Can an organization have several standard hours? The cost of a standard hour approved by for citizens of the Republic of Belarus differs from that for foreigners.

This question has not been regulated by anything. I have not found any direct answer to it. I shall proceed from antimonopoly laws, laws taking place of the pricing laws. In this particular case if you give your preference to a certain market segment and in doing so you deprive the others, it could awake the interest of antimonopoly authorities. Therefore, you should be very cautious when applying different price lists. The way out of that situation would be application of discounting procedure which makes up the whole chapter in Instruction No.183.

Many people are thinking now that there is no need in a discount regulation due to the Edict being issued.  Or they are wrong, aren’t they?

They are, it is relevant, although we still haven’t had such acute situations connected with violation of antimonopoly laws.
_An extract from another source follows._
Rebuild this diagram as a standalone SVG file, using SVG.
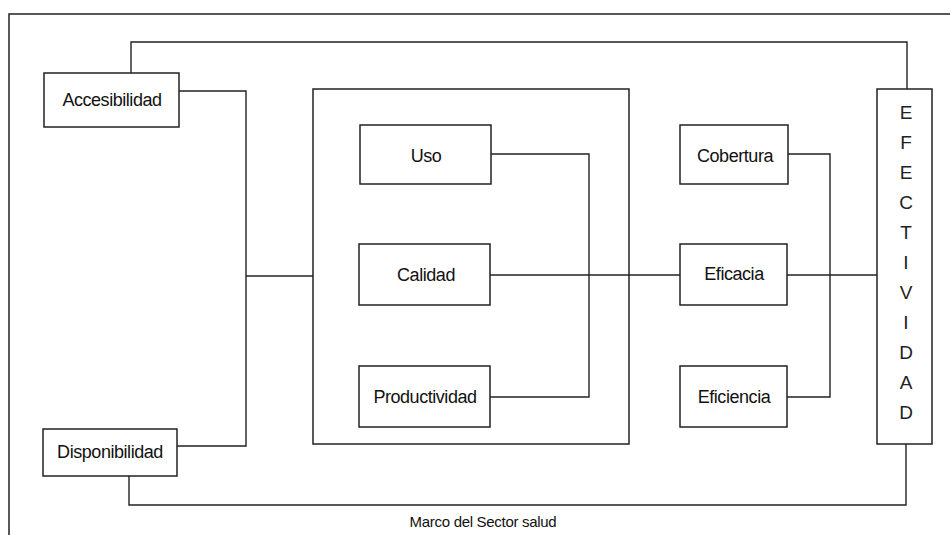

If someone has violated the laws, one of the instruments proving the necessity to sell to certain customers at certain prices would be this discount regulation. Otherwise another participant may say: “He drives me out from the market and deprives me of the opportunity to take part in this competition”. These issues are very delicate, so you should be very careful in your actions.

In other words, you recommend having a discount regulation even for non-regulated goods, don’t you?

Yes, discount shall be reasonable. It was written “fixed discount” earlier, but now the word “fixed” is removed, because it was misleading for some people. It was prescribed “particular conditions”, and now there is just the word “conditions” remained, so interpretation has become rather broad for you to make use of it.  

According to the Edict, a whole number of actions shall not be regarded as infringement of the law, including, probably the most important one, which is realization of goods, works and services without any economic calculations, etc.  Actually this is very pleasant. From the practical and legal point of view, what shall be done now with resolutions passed in relation to the economic entities before March 1st upon the given constituent elements? What is your reaction to these provisions of the Edict?

We have already reacted. The legal base for any reaction is Administrative Code. It has been quite clearly and briefly stated that in case of mitigating the responsibility, annulment of corpus delicti, or if the action ceases to be unlawful, the regulatory act shall have retroactive effect. In accordance with the aforesaid, from the day of coming into force of Edict No.72, specifying that certain actions, in particular, violation of limiting factors, breach of the registration procedure apart from the regulated prices and lack of economic calculations apart from regulated prices, shall not be considered as infringement of the law, and the regulations of the Edict shall have retroactive effect. By means of our own authorities, without applying to the court, we have already revoked six protocols drawn up upon administrative cases due to lack of the economic calculations.

The above mentioned provisions of Administrative Code shall be applicable for all similar regulations unexecuted by March 1st, 2011.